At the time, when people bemoaned that the club weren’t sufficiently supporting Brendan, they were omitting the fact that we had an £8m offer for Simunovic which Brendan Rodgers deemed not acceptable, and the club agreed. We ignored a £4.5m offer from Chelsea for Craig Gordon (a 34 year old goalkeeper who had cost us nothing) because that’s what the manager wanted. We rejected a £10m offer from Seville for Dedryck Boyata and let him walk out of the door for free, because that’s what the manager wanted. The net position is we rejected £22m worth of offers for key players, because that’s what the manager wanted.
The long-term strategy of the business was cast aside as we gave Brendan Rogers free reign. But the minute it became clear that Brendan was not committed to the long term future of the club that acquiescence should have stopped. Once we knew that Brendan Rogers would not be making signings this summer, changes should have been made in the recruitment division. Perhaps it may have caused a fallout with the then manager, however, that’s life.

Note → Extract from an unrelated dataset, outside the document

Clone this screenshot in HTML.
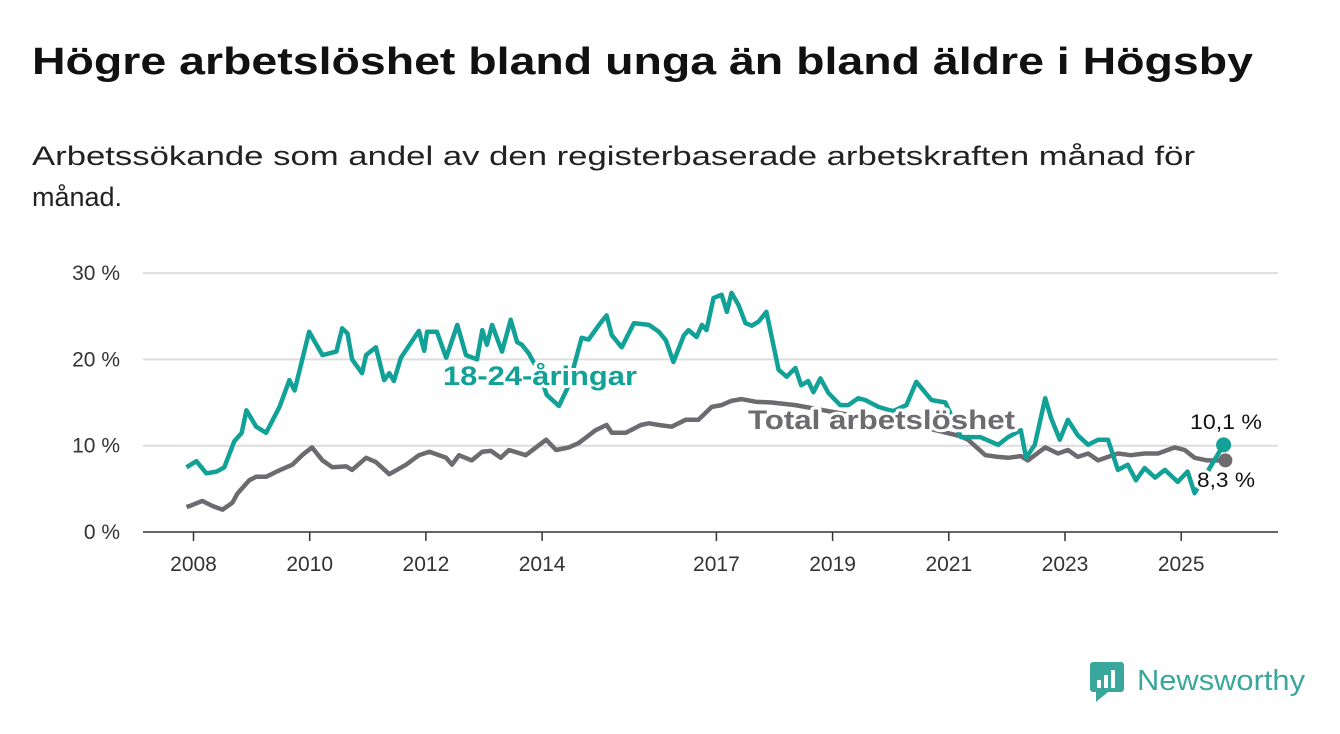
<!DOCTYPE html>
<html><head><meta charset="utf-8"><style>
html,body{margin:0;padding:0;background:#fff;}
svg{display:block;font-family:"Liberation Sans",sans-serif;}
</style></head><body>
<svg width="1340" height="734" viewBox="0 0 1340 734" id="svg">
<text x="32" y="74" font-size="38" font-weight="bold" fill="#111" textLength="1221" lengthAdjust="spacingAndGlyphs">Högre arbetslöshet bland unga än bland äldre i Högsby</text>
<text x="32" y="165" font-size="27" fill="#222" textLength="1163" lengthAdjust="spacingAndGlyphs">Arbetssökande som andel av den registerbaserade arbetskraften månad för</text>
<text x="32" y="206" font-size="27" fill="#222">månad.</text>
<g id="grid"></g><g id="lines"></g><g id="labels"></g>
<g>
<rect x="1090" y="662" width="34" height="30" rx="3" fill="#3aa79c"/>
<polygon points="1096,692 1108,692 1096,702" fill="#3aa79c"/>
<rect x="1097" y="680" width="4" height="8" fill="#fff"/><rect x="1104" y="675" width="4" height="13" fill="#fff"/><rect x="1111" y="670" width="4" height="18" fill="#fff"/>
<text x="1137" y="690" font-size="29" fill="#3aa79c" textLength="168" lengthAdjust="spacingAndGlyphs">Newsworthy</text>
</g>
</svg>
<script>
const yTicks=[0,10,20,30];
const yTickLabels=["0 %","10 %","20 %","30 %"];
const xTicks=[2008,2010,2012,2014,2017,2019,2021,2023,2025];
const youthYears=[2007.88,2008.05,2008.22,2008.40,2008.53,2008.70,2008.83,2008.91,2009.08,2009.25,2009.48,2009.65,2009.74,2009.99,2010.22,2010.46,2010.56,2010.65,2010.73,2010.90,2010.97,2011.14,2011.28,2011.37,2011.45,2011.57,2011.88,2011.97,2012.02,2012.19,2012.35,2012.54,2012.69,2012.88,2012.97,2013.05,2013.14,2013.31,2013.46,2013.57,2013.65,2013.77,2013.95,2014.08,2014.29,2014.46,2014.58,2014.68,2014.80,2014.98,2015.11,2015.20,2015.37,2015.58,2015.84,2016.01,2016.13,2016.26,2016.44,2016.52,2016.66,2016.75,2016.83,2016.95,2017.09,2017.18,2017.26,2017.38,2017.50,2017.61,2017.73,2017.86,2018.07,2018.21,2018.36,2018.46,2018.58,2018.67,2018.79,2018.93,2019.13,2019.27,2019.44,2019.56,2019.79,2020.04,2020.27,2020.44,2020.70,2020.94,2021.08,2021.21,2021.54,2021.85,2022.02,2022.24,2022.33,2022.48,2022.66,2022.76,2022.91,2023.05,2023.22,2023.40,2023.57,2023.74,2023.91,2024.08,2024.22,2024.37,2024.55,2024.72,2024.94,2025.11,2025.23,2025.73];
const youthValues=[7.5,8.2,6.8,7.0,7.5,10.5,11.5,14.1,12.2,11.5,14.5,17.6,16.4,23.2,20.5,20.9,23.6,23.0,20.0,18.4,20.5,21.4,17.6,18.4,17.5,20.2,23.3,21.0,23.2,23.2,20.2,24.0,20.5,20.0,23.4,21.7,24.0,20.9,24.6,22.0,21.7,20.7,18.5,15.9,14.6,17.0,20.0,22.5,22.3,24.0,25.1,22.8,21.4,24.2,24.0,23.2,22.2,19.7,22.8,23.4,22.6,24.0,23.4,27.1,27.5,25.5,27.7,26.3,24.2,23.9,24.4,25.5,18.8,18.0,19.0,17.0,17.5,16.2,17.8,16.1,14.7,14.7,15.5,15.3,14.5,14.0,14.7,17.4,15.3,15.0,13.0,11.0,11.0,10.1,11.0,11.8,8.6,10.1,15.5,13.2,10.7,13.0,11.2,10.1,10.7,10.7,7.2,7.8,6.0,7.4,6.3,7.2,5.8,7.0,4.5,10.1];
const totalYears=[2007.88,2007.97,2008.15,2008.33,2008.50,2008.67,2008.76,2008.96,2009.08,2009.25,2009.43,2009.70,2009.87,2010.04,2010.22,2010.39,2010.63,2010.73,2010.97,2011.14,2011.37,2011.66,2011.88,2012.06,2012.35,2012.45,2012.57,2012.79,2012.97,2013.12,2013.29,2013.43,2013.72,2014.07,2014.24,2014.46,2014.63,2014.92,2015.11,2015.20,2015.44,2015.70,2015.84,2016.01,2016.23,2016.47,2016.69,2016.92,2017.09,2017.26,2017.43,2017.67,2017.95,2018.36,2018.93,2019.79,2020.65,2021.20,2021.33,2021.63,2021.85,2022.02,2022.24,2022.36,2022.66,2022.88,2023.05,2023.22,2023.40,2023.57,2023.74,2023.91,2024.13,2024.37,2024.60,2024.89,2025.06,2025.23,2025.45,2025.76];
const totalValues=[2.9,3.1,3.6,3.0,2.6,3.4,4.5,6.0,6.4,6.4,7.0,7.8,8.9,9.8,8.3,7.5,7.6,7.2,8.6,8.1,6.7,7.8,8.9,9.3,8.6,7.8,8.9,8.3,9.3,9.4,8.6,9.5,8.9,10.7,9.5,9.8,10.3,11.8,12.4,11.5,11.5,12.4,12.6,12.4,12.2,13.0,13.0,14.5,14.7,15.2,15.4,15.1,15.0,14.7,14.0,13.0,12.0,11.1,10.7,8.9,8.7,8.6,8.8,8.3,9.8,9.1,9.5,8.7,9.1,8.3,8.7,9.1,8.9,9.1,9.1,9.8,9.5,8.6,8.3,8.3];
const NS="http://www.w3.org/2000/svg";
const xs=y=>193.5+(y-2008)*58.1;
const ys=v=>532-v*8.63;
function mk(tag,attrs,parent,txt){const e=document.createElementNS(NS,tag);for(const k in attrs)e.setAttribute(k,attrs[k]);if(txt!==undefined)e.textContent=txt;document.getElementById(parent).appendChild(e);return e;}
yTicks.forEach((t,i)=>{
  const l=mk('line',{x1:143,x2:1278,y1:ys(t),y2:ys(t),stroke:t===0?'#333':'#ddd','stroke-width':t===0?1.5:2},'grid');
  
  
  const tx=mk('text',{x:120,y:ys(t)+7,'text-anchor':'end','font-size':21,fill:'#333'},'grid',yTickLabels[i]);
  
  
});
xTicks.forEach(t=>{
  const l=mk('line',{x1:xs(t),x2:xs(t),y1:532,y2:541,stroke:'#333','stroke-width':1.5},'grid');
  
  
  const tx=mk('text',{x:xs(t),y:571,'text-anchor':'middle','font-size':21,fill:'#333'},'grid',String(t));
  
  
});
function pts(a,b){return a.map((y,i)=>xs(y).toFixed(1)+','+ys(b[i]).toFixed(1)).join(' ');}
const pt=mk('polyline',{points:pts(totalYears,totalValues),fill:'none',stroke:'#6d6b70','stroke-width':4.5,'stroke-linejoin':'round'},'lines');


const py=mk('polyline',{points:pts(youthYears,youthValues),fill:'none',stroke:'#12a197','stroke-width':4.5,'stroke-linejoin':'round'},'lines');


const ly=youthYears.length-1, lt=totalYears.length-1;
const dt=mk('circle',{cx:xs(totalYears[lt]),cy:ys(totalValues[lt]),r:7,fill:'#6d6b70'},'lines');


const dy=mk('circle',{cx:xs(youthYears[ly]),cy:ys(youthValues[ly]),r:7.5,fill:'#12a197'},'lines');


function lab(x,y,t,col,bold,len,size){const a={x:x,y:y,'font-size':size,'font-weight':bold?'bold':'normal',fill:col,stroke:'#fff','stroke-width':6,'paint-order':'stroke','stroke-linejoin':'round'};if(len){a.textLength=len;a.lengthAdjust='spacingAndGlyphs';}return mk('text',a,'labels',t);}
const l1=lab(443,385,'18-24-åringar','#12a197',true,194,27);


const l2=lab(748,429,'Total arbetslöshet','#6d6b70',true,267,27);


const l3=lab(1190,429,'10,1 %','#111',false,72,21);


const l4=lab(1197,487,'8,3 %','#111',false,58,21);


</script>
</body></html>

The failure of Celtic to achieve Champions League qualification this summer is because we do not have a scouting network, and we had no scouted players available for Neil Lennon this summer.
The failure to grasp the nettle last summer once the club agreed with Brendan that he was leaving, to have a new head of recruitment in place by the autumn to review players and targets and create a list and start putting boots on the ground in relevant marketplaces, has cost this club up to £50m. That failure to grasp the nettle is reprehensible and the senior executives of this club are wholly responsible.
Celtic have the finances to match the elite clubs from outside the big 5 leagues, but they do not have the football model to match them. We have no boots on the ground in key marketplaces to assess players. The consequences of that 20th century football model resulting in 21st century failure were clear to be seen last night.
In any walk of life you reap what you sow and Celtic has sown nothing.